B2B software companies aren’t typically all that sexy.
Doesn’t mean they aren’t great organizations with vibrant cultures, it’s just that selling software that manages retail inventory or accounts payable is not the same as hawking shoes that cost more than the GDP of most sun-drenched banana republics.
The good news is, it doesn’t matter in a “getting press” context.
B2B software companies can get significant media attention, and more often than not this coverage confers a distinct competitive advantage (largely because most B2B software firms doing unsexy shit don’t actively solicit media attention).
Here are 3 tips on generating media coverage for B2B software companies:
- Byline pieces. The vast majority of B2B software firms engage in content marketing since it is a killer way to sell SaaS offerings. Repackaging the content you pump out on your blog for the mainstream media or industry trades is a great way to up the profiles of your leadership and spread the firm’s name farther and wider. Most B2B software companies have a veritable treasure trove of content sitting around. Go and have a look at what you’ve got, adapt it for specific publications and pitch it to editors who hunger for content. Remember to tailor the language for the audience – mainstream media need less jargon whereas industry trades will be more amenable to buzzwords.
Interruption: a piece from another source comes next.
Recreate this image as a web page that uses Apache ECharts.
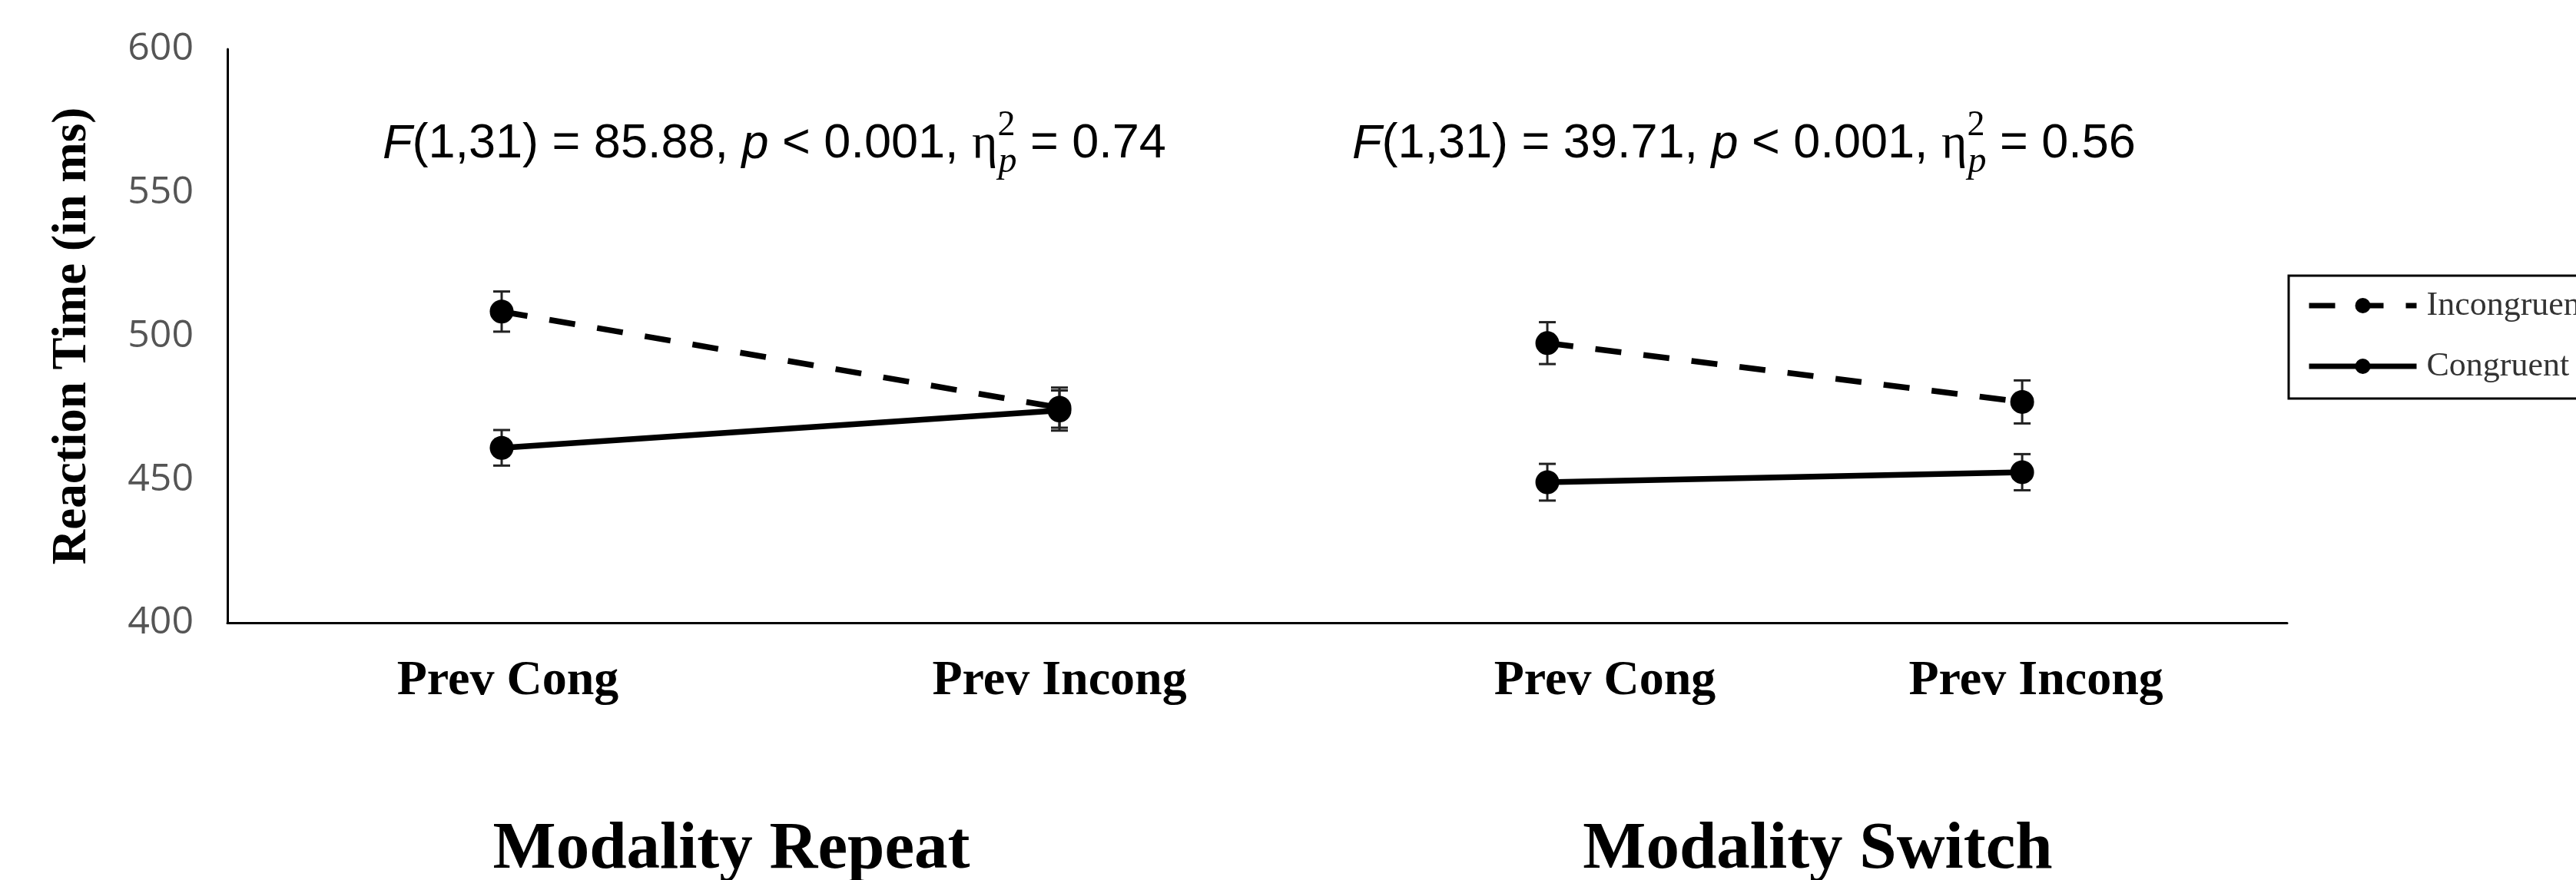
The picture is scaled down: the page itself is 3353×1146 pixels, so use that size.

- Entrepreneur angled stories. Your company may do things that most of us would consider boring as shit. However, somewhere along the way an intrepid entrepreneur took a plunge and did some things both wrong and right. These tales of what worked and what didn’t are HUGE in a media context. Pitch them to entrepreneur centric press. Regardless of how unsexy you think you are, the world currently worships entrepreneurs. There is an entire media and cottage industry dedicated to glorifying them that you can exploit.
- Good works and community involvement. Your B2B software firm probably does more than B2B software. Maybe it helps young engineers get a start via special programs. Maybe it raises money for charities. Maybe it sends staffers to sing at glee clubs. Whatever the case, there is a hunger for “good works” type stories. No, the New York Times won’t care so much for this sort of offering, but your local paper probably will. And while they aren’t the Times, local papers tend to sit around houses for longer periods of time. Be happy to get covered by these lesser mortals.
I rarely say this in blog posts, but since I feel pretty strongly about these tips, please know they will work if you do them. I don’t care if you’re not sexy. Leave that to the glamour crowd and go make a pile of cash.